> _Exercise description_: Among the entries that follow, locate the line with "Output the Python" and the line with "all_sub = [western_sub_values, asian_sub_values]". Output those lines and all lines in between, exactly, minus the pictures.

> _Task data_:

<<<<

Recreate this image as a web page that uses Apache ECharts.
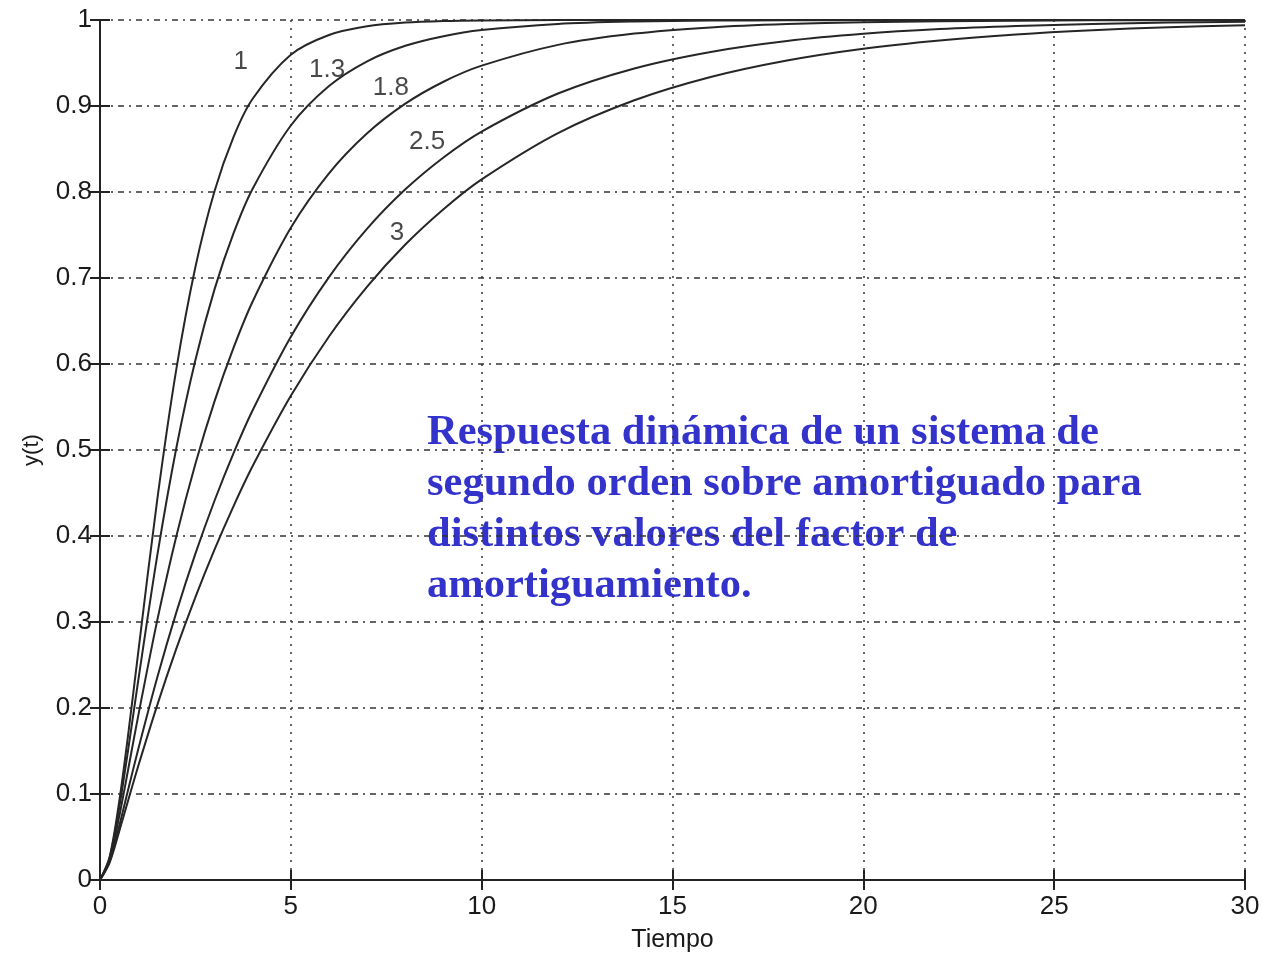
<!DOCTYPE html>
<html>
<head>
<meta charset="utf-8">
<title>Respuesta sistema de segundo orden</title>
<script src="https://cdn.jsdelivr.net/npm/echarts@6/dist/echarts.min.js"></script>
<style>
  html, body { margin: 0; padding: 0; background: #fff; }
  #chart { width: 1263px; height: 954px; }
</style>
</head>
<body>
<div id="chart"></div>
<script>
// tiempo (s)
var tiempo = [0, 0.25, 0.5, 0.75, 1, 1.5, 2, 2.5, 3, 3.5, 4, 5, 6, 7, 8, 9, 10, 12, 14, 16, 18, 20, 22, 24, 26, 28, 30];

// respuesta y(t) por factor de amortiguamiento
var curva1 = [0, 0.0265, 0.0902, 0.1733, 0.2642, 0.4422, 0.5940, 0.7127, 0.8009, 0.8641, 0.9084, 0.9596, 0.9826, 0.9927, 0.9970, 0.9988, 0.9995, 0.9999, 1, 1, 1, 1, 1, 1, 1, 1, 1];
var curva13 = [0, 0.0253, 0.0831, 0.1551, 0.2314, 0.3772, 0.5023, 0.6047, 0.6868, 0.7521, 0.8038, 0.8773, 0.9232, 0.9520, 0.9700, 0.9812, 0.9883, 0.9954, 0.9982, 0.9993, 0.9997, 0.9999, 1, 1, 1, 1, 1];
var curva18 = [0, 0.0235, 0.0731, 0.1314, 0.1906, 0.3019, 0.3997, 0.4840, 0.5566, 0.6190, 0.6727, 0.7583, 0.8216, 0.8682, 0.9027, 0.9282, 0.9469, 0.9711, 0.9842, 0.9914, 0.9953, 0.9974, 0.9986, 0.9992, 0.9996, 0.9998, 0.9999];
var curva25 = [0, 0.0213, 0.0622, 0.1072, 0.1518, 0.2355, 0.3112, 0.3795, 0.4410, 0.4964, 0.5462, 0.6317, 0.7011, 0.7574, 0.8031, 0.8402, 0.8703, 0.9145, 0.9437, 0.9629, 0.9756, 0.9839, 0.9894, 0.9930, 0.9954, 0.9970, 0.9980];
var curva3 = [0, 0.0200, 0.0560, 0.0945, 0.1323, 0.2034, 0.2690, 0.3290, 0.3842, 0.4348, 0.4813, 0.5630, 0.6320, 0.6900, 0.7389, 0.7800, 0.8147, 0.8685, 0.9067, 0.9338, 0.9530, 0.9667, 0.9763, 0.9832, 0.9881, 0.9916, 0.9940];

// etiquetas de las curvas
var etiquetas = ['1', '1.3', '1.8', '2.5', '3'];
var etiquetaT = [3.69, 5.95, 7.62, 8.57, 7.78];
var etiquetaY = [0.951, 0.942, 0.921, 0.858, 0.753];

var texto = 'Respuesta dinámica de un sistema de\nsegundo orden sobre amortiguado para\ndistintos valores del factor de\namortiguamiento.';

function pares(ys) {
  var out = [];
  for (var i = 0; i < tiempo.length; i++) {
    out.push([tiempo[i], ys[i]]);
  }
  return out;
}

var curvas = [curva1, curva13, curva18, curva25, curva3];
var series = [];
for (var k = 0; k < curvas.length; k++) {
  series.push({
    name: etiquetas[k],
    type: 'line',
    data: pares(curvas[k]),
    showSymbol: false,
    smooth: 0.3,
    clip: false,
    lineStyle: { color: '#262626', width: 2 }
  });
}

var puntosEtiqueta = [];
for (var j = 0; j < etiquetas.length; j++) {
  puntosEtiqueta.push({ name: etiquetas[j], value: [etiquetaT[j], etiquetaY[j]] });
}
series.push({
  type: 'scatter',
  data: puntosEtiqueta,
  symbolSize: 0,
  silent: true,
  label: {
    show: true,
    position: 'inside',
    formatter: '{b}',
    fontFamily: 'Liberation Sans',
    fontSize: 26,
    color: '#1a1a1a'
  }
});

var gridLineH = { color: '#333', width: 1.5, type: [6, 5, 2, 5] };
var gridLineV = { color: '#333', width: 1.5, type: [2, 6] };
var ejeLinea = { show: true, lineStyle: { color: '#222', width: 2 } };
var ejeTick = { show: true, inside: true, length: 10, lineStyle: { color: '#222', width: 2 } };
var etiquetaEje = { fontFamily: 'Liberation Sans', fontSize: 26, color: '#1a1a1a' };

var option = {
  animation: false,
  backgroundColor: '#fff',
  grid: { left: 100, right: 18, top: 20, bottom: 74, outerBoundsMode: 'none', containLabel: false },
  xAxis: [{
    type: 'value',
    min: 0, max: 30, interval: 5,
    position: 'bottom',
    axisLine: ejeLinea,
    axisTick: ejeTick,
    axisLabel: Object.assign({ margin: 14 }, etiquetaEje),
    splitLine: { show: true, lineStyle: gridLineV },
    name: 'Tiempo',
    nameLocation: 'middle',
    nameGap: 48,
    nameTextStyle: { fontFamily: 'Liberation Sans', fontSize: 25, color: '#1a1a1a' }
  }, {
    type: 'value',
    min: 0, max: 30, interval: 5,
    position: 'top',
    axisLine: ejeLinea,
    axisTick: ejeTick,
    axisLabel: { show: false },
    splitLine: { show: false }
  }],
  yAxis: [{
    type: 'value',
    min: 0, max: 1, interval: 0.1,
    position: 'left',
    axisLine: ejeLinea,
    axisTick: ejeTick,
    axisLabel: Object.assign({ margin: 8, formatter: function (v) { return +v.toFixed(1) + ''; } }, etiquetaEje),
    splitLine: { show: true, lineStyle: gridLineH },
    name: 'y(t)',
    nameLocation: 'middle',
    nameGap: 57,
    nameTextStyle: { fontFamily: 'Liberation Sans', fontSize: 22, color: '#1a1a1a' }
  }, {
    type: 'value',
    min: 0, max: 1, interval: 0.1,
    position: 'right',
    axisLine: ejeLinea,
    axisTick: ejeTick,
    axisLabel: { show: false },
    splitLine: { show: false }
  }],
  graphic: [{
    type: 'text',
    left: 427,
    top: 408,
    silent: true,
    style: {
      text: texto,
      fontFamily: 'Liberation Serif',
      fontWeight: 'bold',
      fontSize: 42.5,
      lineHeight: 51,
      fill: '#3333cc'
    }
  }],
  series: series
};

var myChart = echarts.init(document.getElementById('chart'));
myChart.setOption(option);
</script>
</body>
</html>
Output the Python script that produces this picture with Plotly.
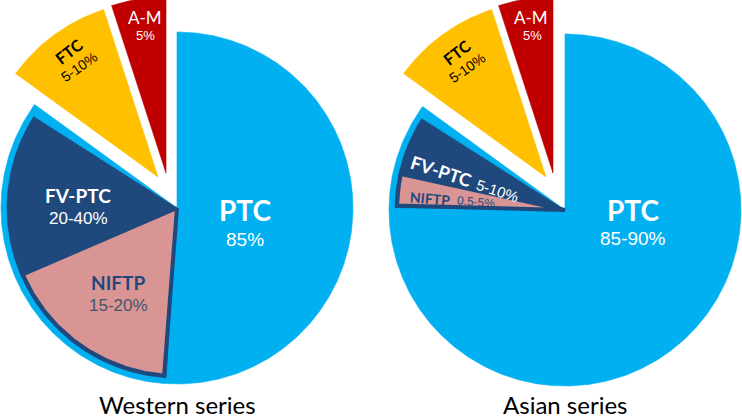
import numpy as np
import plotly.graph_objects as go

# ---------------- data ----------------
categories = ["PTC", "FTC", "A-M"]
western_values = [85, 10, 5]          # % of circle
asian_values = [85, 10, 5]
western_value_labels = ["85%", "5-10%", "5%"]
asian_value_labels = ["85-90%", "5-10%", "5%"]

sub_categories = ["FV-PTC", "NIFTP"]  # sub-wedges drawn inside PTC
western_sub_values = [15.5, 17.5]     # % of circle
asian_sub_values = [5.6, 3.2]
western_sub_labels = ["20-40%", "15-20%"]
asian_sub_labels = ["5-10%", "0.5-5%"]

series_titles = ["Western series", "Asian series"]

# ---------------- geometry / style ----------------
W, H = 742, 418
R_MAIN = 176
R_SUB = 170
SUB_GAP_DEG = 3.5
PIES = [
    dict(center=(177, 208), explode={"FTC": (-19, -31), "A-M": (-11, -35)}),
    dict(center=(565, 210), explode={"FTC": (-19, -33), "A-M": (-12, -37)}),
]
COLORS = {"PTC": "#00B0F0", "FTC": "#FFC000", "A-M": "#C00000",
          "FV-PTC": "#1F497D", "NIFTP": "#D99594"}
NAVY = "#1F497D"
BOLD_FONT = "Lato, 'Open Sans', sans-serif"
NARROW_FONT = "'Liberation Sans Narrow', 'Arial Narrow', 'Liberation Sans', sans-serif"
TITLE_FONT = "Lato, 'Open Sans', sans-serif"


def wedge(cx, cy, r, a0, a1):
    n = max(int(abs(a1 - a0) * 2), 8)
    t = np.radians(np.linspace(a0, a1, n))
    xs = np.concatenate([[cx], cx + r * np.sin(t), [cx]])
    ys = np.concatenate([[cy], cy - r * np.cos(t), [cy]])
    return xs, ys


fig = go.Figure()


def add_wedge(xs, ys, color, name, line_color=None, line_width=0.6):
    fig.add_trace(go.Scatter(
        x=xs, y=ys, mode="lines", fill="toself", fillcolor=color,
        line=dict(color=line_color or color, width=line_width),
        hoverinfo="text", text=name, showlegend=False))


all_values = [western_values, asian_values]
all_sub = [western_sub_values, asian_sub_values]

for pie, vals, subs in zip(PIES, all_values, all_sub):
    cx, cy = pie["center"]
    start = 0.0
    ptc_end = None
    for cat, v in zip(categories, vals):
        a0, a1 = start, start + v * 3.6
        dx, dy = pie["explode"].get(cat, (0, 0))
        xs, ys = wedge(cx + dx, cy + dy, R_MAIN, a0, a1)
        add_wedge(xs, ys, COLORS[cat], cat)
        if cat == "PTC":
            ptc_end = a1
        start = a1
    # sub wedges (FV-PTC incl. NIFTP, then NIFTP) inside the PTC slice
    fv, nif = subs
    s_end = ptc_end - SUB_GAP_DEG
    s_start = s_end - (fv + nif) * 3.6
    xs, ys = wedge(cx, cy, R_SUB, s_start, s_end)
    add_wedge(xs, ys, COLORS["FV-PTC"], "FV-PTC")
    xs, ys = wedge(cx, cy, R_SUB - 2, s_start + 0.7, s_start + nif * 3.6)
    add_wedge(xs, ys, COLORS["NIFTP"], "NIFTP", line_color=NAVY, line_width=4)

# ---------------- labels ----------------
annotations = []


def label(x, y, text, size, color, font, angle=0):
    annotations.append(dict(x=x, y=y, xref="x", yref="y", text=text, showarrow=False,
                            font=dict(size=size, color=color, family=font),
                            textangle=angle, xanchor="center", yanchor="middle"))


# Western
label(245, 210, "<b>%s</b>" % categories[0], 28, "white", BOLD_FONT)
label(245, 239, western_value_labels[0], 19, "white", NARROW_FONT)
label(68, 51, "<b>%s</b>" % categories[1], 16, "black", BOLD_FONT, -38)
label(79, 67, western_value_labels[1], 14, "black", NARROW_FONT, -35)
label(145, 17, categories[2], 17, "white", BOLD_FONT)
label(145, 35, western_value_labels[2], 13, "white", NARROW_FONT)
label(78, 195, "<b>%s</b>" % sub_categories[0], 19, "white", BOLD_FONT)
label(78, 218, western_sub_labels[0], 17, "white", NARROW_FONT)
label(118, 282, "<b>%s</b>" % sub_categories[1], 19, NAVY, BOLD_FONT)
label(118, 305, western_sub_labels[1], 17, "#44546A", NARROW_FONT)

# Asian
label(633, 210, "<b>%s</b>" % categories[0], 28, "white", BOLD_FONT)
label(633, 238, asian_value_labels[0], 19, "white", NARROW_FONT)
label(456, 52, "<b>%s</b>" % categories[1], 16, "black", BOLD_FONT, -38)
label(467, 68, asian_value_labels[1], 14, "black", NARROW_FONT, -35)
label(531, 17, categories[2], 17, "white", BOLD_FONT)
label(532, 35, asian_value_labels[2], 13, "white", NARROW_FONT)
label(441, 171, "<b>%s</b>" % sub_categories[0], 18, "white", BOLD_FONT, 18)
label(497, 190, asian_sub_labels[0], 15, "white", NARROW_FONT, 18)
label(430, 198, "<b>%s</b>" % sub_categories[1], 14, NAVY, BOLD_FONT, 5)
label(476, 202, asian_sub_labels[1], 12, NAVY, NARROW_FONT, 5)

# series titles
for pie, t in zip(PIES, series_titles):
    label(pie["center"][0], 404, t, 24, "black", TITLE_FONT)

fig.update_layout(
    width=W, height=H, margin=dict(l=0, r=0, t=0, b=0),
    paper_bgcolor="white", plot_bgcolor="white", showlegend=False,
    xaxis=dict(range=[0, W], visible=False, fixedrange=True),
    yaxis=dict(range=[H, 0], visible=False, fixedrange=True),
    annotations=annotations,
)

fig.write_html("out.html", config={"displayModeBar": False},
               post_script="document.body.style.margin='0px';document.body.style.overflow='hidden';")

>>>>

> _Completed task_:
Output the Python script that produces this picture with Plotly.
import numpy as np
import plotly.graph_objects as go

# ---------------- data ----------------
categories = ["PTC", "FTC", "A-M"]
western_values = [85, 10, 5]          # % of circle
asian_values = [85, 10, 5]
western_value_labels = ["85%", "5-10%", "5%"]
asian_value_labels = ["85-90%", "5-10%", "5%"]

sub_categories = ["FV-PTC", "NIFTP"]  # sub-wedges drawn inside PTC
western_sub_values = [15.5, 17.5]     # % of circle
asian_sub_values = [5.6, 3.2]
western_sub_labels = ["20-40%", "15-20%"]
asian_sub_labels = ["5-10%", "0.5-5%"]

series_titles = ["Western series", "Asian series"]

# ---------------- geometry / style ----------------
W, H = 742, 418
R_MAIN = 176
R_SUB = 170
SUB_GAP_DEG = 3.5
PIES = [
    dict(center=(177, 208), explode={"FTC": (-19, -31), "A-M": (-11, -35)}),
    dict(center=(565, 210), explode={"FTC": (-19, -33), "A-M": (-12, -37)}),
]
COLORS = {"PTC": "#00B0F0", "FTC": "#FFC000", "A-M": "#C00000",
          "FV-PTC": "#1F497D", "NIFTP": "#D99594"}
NAVY = "#1F497D"
BOLD_FONT = "Lato, 'Open Sans', sans-serif"
NARROW_FONT = "'Liberation Sans Narrow', 'Arial Narrow', 'Liberation Sans', sans-serif"
TITLE_FONT = "Lato, 'Open Sans', sans-serif"


def wedge(cx, cy, r, a0, a1):
    n = max(int(abs(a1 - a0) * 2), 8)
    t = np.radians(np.linspace(a0, a1, n))
    xs = np.concatenate([[cx], cx + r * np.sin(t), [cx]])
    ys = np.concatenate([[cy], cy - r * np.cos(t), [cy]])
    return xs, ys


fig = go.Figure()


def add_wedge(xs, ys, color, name, line_color=None, line_width=0.6):
    fig.add_trace(go.Scatter(
        x=xs, y=ys, mode="lines", fill="toself", fillcolor=color,
        line=dict(color=line_color or color, width=line_width),
        hoverinfo="text", text=name, showlegend=False))


all_values = [western_values, asian_values]
all_sub = [western_sub_values, asian_sub_values]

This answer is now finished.